E a oposição? O que faz a oposição? Onde está a oposição, esse fantasma pálido que assombra corredores vazios, que levanta a mão em assembleias onde ninguém escuta, que fala para jornais que ninguém lê, que escreve comunicados que ninguém entende, que espera e espera e espera, à espera de uma oportunidade que nunca chega, à espera de um escândalo que nunca é escândalo, à espera que a maré vire sem saber que a maré já virou tantas vezes e que no fim o mar é sempre o mesmo, indiferente, imóvel, inatingível. A oposição que se indigna, que protesta, que promete mudar tudo, que jura que desta vez será diferente, mas que sabe que não será, que, no fundo, conhece bem a força da inércia, o peso do hábito, a segurança do conhecido, a resistência do medo. E quando chega a altura, quando se abrem as urnas e se contam os votos, o círculo volta a fechar-se, a história recomeça, o chefe continua chefe, e a oposição volta ao seu canto, a preparar-se para a próxima vez, para a próxima espera, para a próxima derrota, para o próximo silêncio.

E o povo, esse corpo difuso que enche as praças quando há festas e as esvazia quando há protestos, que sabe tudo e finge que não sabe, que vê tudo e finge que não vê, que encolhe os ombros porque encolher os ombros é mais fácil do que perguntar, que critica baixinho e nunca demasiado alto, não vá alguém ouvir, que se indigna ao jantar e esquece ao pequeno-almoço, que diz que está farto, mas vota no mesmo, que jura que para a próxima é diferente, mas quando chega a próxima é tudo igual.
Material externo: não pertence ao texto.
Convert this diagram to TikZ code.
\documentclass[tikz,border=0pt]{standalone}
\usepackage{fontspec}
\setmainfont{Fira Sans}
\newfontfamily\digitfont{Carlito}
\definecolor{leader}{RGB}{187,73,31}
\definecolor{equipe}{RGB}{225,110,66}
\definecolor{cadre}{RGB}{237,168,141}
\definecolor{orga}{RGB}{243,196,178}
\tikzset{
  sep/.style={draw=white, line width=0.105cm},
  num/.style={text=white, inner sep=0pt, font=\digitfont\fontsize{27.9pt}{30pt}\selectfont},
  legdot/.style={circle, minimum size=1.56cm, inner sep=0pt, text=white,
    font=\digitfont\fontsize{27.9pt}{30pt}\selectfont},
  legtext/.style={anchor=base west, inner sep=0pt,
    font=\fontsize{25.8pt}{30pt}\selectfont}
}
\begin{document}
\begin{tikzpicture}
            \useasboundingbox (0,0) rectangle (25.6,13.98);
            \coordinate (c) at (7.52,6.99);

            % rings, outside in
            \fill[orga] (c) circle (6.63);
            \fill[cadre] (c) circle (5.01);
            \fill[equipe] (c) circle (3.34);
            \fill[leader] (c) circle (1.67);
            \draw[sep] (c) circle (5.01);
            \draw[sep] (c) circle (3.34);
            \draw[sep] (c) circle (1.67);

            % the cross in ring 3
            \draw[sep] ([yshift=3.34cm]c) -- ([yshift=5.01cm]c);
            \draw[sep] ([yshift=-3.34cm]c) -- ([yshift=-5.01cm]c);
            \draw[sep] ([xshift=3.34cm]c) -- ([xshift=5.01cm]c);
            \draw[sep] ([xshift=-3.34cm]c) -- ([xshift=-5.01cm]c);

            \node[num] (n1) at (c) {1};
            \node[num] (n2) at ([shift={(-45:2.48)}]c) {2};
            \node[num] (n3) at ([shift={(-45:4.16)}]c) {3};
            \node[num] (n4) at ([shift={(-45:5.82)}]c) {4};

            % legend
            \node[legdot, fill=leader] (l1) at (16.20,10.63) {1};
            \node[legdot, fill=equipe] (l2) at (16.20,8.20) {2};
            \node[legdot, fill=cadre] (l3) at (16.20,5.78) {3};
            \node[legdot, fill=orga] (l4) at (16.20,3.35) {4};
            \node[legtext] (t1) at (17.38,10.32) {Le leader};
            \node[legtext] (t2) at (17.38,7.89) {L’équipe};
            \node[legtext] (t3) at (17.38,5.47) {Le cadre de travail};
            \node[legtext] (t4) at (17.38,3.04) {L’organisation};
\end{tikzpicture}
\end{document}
O povo que conhece o jogo, mas não quer jogá-lo, que sabe haver nomes que não se dizem em vão, que sabe a quem se deve telefonar, que sabe que certas portas só se abrem com as palavras certas e certos favores devem ser retribuídos com discrição. O povo que ri dos políticos, mas se curva perante eles, que desconfia, mas precisa, que resmunga, mas aceita, que sonha com mudança, mas teme-a mais do que a deseja.
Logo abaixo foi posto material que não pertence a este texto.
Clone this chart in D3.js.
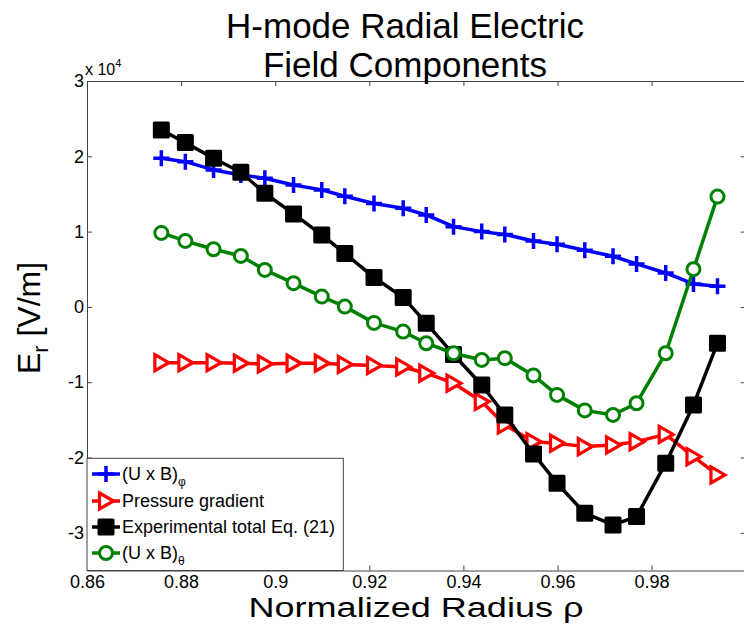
<!DOCTYPE html>
<html>
<head>
<meta charset="utf-8">
<script src="https://cdn.jsdelivr.net/npm/d3@7"></script>
<style>
body { margin:0; background:#fff; }
text { font-family:"Liberation Sans", Arial, Helvetica, sans-serif; fill:#000; }
</style>
</head>
<body>
<svg id="chart" width="744" height="631"></svg>
<script>

// normalized radius grid (shared by all four series)
var rho = [0.8758, 0.8809, 0.8869, 0.8927, 0.8978, 0.9039, 0.9099, 0.9148, 0.9210, 0.9272, 0.9321,
	0.9379, 0.9439, 0.9488, 0.9549, 0.9599, 0.9658, 0.9718, 0.9768, 0.9830, 0.9889, 0.9940];

// Er components in V/m
var uxbPhi = [19750, 19290, 18190, 17530, 17090, 16200, 15540, 14700, 13740, 13110, 12220,
	10660, 10000, 9630, 8760, 8330, 7530, 6730, 5710, 4510, 3050, 2750];
var pressureGrad = [-7400, -7400, -7400, -7480, -7570, -7480, -7480, -7640, -7770, -7970, -8800,
	-10130, -12570, -15670, -17890, -18100, -18550, -18320, -17890, -16930, -19880, -22310];
var expTotal = [23500, 21820, 19750, 17890, 15100, 12350, 9560, 7100, 3920, 1260, -2160,
	-6310, -10360, -14340, -19520, -23410, -27390, -28950, -27840, -20750, -13010, -4820];
var uxbTheta = [9830, 8760, 7660, 6770, 4910, 3150, 1370, 40, -2120, -3280, -4820,
	-6150, -7040, -6810, -9100, -11680, -13740, -14340, -12790, -6150, 5010, 14650];

var seriesNames = ["(U x B)", "Pressure gradient", "Experimental total Eq. (21)", "(U x B)"];
var seriesSubs = ["\u03c6", "", "", "\u03b8"];
var seriesColors = ["#0000ff", "#ff0000", "#000000", "#008000"];
var seriesMarkers = ["plus", "triangle", "square", "circle"];
var seriesValues = [uxbPhi, pressureGrad, expTotal, uxbTheta];

var xTicks = [0.86, 0.88, 0.9, 0.92, 0.94, 0.96, 0.98];
var yTicks = [-30000, -20000, -10000, 0, 10000, 20000, 30000];

var svg = d3.select("#chart");
var box = {left:87, right:745.7, top:81, bottom:570.5};

var x = d3.scaleLinear().domain([0.86, 1.0]).range([box.left, box.right]);
var y = d3.scaleLinear().domain([-35000, 30000]).range([box.bottom, box.top]);

// axes (ticks point inward like matlab)
function styleAxis(g){
	g.attr("font-size", 18).attr("font-family", "Liberation Sans, Arial, sans-serif");
	g.selectAll("path.domain").attr("stroke", "#444").attr("stroke-width", 1);
	g.selectAll(".tick line").attr("stroke", "#444");
	g.selectAll(".tick text").attr("fill", "#000");
}

svg.append("g").attr("transform", "translate(0," + box.bottom + ")")
	.call(d3.axisBottom(x).tickValues(xTicks).tickSize(-5).tickSizeOuter(0).tickPadding(5)
		.tickFormat(function(d){ return d3.format("")(+d.toFixed(2)); }))
	.call(styleAxis);
svg.append("g").attr("transform", "translate(0," + box.top + ")")
	.call(d3.axisTop(x).tickValues(xTicks).tickSize(-5).tickSizeOuter(0).tickFormat(""))
	.call(styleAxis);
svg.append("g").attr("transform", "translate(" + box.left + ",0)")
	.call(d3.axisLeft(y).tickValues(yTicks).tickSize(-5).tickSizeOuter(0).tickPadding(3)
		.tickFormat(function(d){ return d / 1e4; }))
	.call(styleAxis);
svg.append("g").attr("transform", "translate(" + box.right + ",0)")
	.call(d3.axisRight(y).tickValues(yTicks).tickSize(-5).tickSizeOuter(0).tickFormat(""))
	.call(styleAxis);

// exponent label
var expo = svg.append("text").attr("x", box.left - 2).attr("y", 75).attr("font-size", "16px");
expo.append("tspan").text("x 10");
expo.append("tspan").attr("font-size", "11px").attr("dy", -8).text("4");

// markers
function drawMarker(g, type, color){
	if (type === "plus") {
		g.append("path").attr("d", "M-8,0H8M0,-8V8")
			.attr("stroke", color).attr("stroke-width", 3.5).attr("fill", "none");
	} else if (type === "triangle") {
		g.append("path").attr("d", "M-6.5,-8L7.5,0L-6.5,8Z")
			.attr("stroke", color).attr("stroke-width", 3.2).attr("fill", "#fff");
	} else if (type === "square") {
		g.append("rect").attr("x", -7).attr("y", -7).attr("width", 14).attr("height", 14)
			.attr("stroke", color).attr("stroke-width", 3).attr("stroke-linejoin", "round")
			.attr("fill", color);
	} else {
		g.append("circle").attr("r", 6.5)
			.attr("stroke", color).attr("stroke-width", 3).attr("fill", "#fff");
	}
}

var line = d3.line()
	.x(function(d){ return x(d.rho); })
	.y(function(d){ return y(d.er); });

seriesValues.forEach(function(vals, i){
	var pts = vals.map(function(v, k){ return {rho:rho[k], er:v}; });
	var g = svg.append("g");
	g.append("path").datum(pts).attr("d", line)
		.attr("fill", "none").attr("stroke", seriesColors[i]).attr("stroke-width", 3.5)
		.attr("stroke-linejoin", "round");
	g.selectAll("g.mk").data(pts).enter().append("g").attr("class", "mk")
		.attr("transform", function(d){ return "translate(" + x(d.rho) + "," + y(d.er) + ")"; })
		.each(function(){ drawMarker(d3.select(this), seriesMarkers[i], seriesColors[i]); });
});

// legend
var legendY = [474, 501, 527, 553];
svg.append("rect").attr("x", box.left).attr("y", 458.3).attr("width", 256.3).attr("height", box.bottom - 458.3)
	.attr("fill", "#fff").attr("stroke", "#444").attr("stroke-width", 1);
seriesNames.forEach(function(name, i){
	var g = svg.append("g").attr("transform", "translate(0," + legendY[i] + ")");
	g.append("line").attr("x1", 92).attr("x2", 120).attr("y1", 0).attr("y2", 0)
		.attr("stroke", seriesColors[i]).attr("stroke-width", 3.5);
	var m = g.append("g").attr("transform", "translate(106,0)");
	drawMarker(m, seriesMarkers[i], seriesColors[i]);
	var t = g.append("text").attr("x", 122).attr("y", 6).attr("font-size", "18px");
	t.append("tspan").text(name);
	if (seriesSubs[i]) t.append("tspan").attr("font-size", "12px").attr("dy", 6).text(seriesSubs[i]);
});

// title and axis labels
var titleLines = ["H-mode Radial Electric", "Field Components"];
svg.selectAll("text.title").data(titleLines).enter().append("text").attr("class", "title")
	.attr("x", 405).attr("y", function(d, i){ return 38 + i * 39; })
	.attr("text-anchor", "middle").attr("font-size", "35px").text(function(d){ return d; });

svg.append("text").attr("x", 416).attr("y", 617).attr("text-anchor", "middle")
	.attr("font-size", "27px").attr("textLength", 335).attr("lengthAdjust", "spacingAndGlyphs")
	.text("Normalized Radius \u03c1");

var yl = svg.append("text").attr("transform", "translate(40,318) rotate(-90)")
	.attr("text-anchor", "middle").attr("font-size", "32px");
yl.append("tspan").text("E");
yl.append("tspan").attr("font-size", "22px").attr("dy", 8).text("r");
yl.append("tspan").attr("dy", -8).text(" [V/m]");

</script>
</body>
</html>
E assim tudo continua, porque sempre continuou, e porque sempre continuou, continuará. Os mesmos rituais, os mesmos discursos, as mesmas promessas, os mesmos jantares em restaurantes escolhidos a dedo, os mesmos brindes a sorrir para a câmara, os mesmos apertos de mão demorados, as mesmas juras de lealdade inquebrantável. A estabilidade é garantida, a confiança renovada, a prosperidade assegurada, o progresso imparável. Que felicidade saber que tudo está certo, que tudo está no seu devido lugar, que nada precisa de ser mudado, que nada precisa de ser pensado, que nada precisa de ser questionado. E se, por um instante, uma sombra de dúvida ameaçar esta harmonia perfeita, bastará um novo anúncio, uma nova estrada, uma nova obra indispensável, uma nova fotografia, uma nova promessa, um novo discurso e pronto, problema resolvido. Porque o essencial não é governar, não é reformar, não é decidir. O essencial é repetir, repetir até que todos saibam de cor, até que todos repitam também, até que a própria realidade se renda e aceite, resignada, que este é o melhor dos mundos, que melhor do que isto é impossível, que melhor do que isto nem se pode imaginar.

Fevereiro 2025

Nuno Morna



Comentários

  1. Parabéns por este brilhante tratado sobre o "status quo" da política madeirense. A realidade que descreves evidencia a necessidade urgente de mudanças que quebrem este ciclo de resignação.
    Precisamos incentivar o pensamento crítico e o questionamento das práticas políticas enraizadas. A oposição ao sistema instalado deve ir além do protesto simbólico e apresentar alternativas políticas reais, capazes de mobilizar a população e inspirar confiança na mudança.
    A sociedade civil tem um papel fundamental neste processo. Movimentos sociais, associações independentes e um jornalismo de investigação robusto são essenciais para desafiar a narrativa dominante e trazer à tona as verdades muitas vezes silenciadas.
    Além disso, é indispensável investir em educação política, para que a consciência cidadã vá além das promessas eleitorais e permita às pessoas reconhecerem e desarmarem estratégias de manipulação.
    É crucial substituir o conformismo por um debate aberto, plural e corajoso sobre o futuro da Madeira, rompendo com a ideia de que este status quo é inevitável. A mudança começa quando deixamos de aceitar a repetição como destino e passamos a exigir um novo caminho.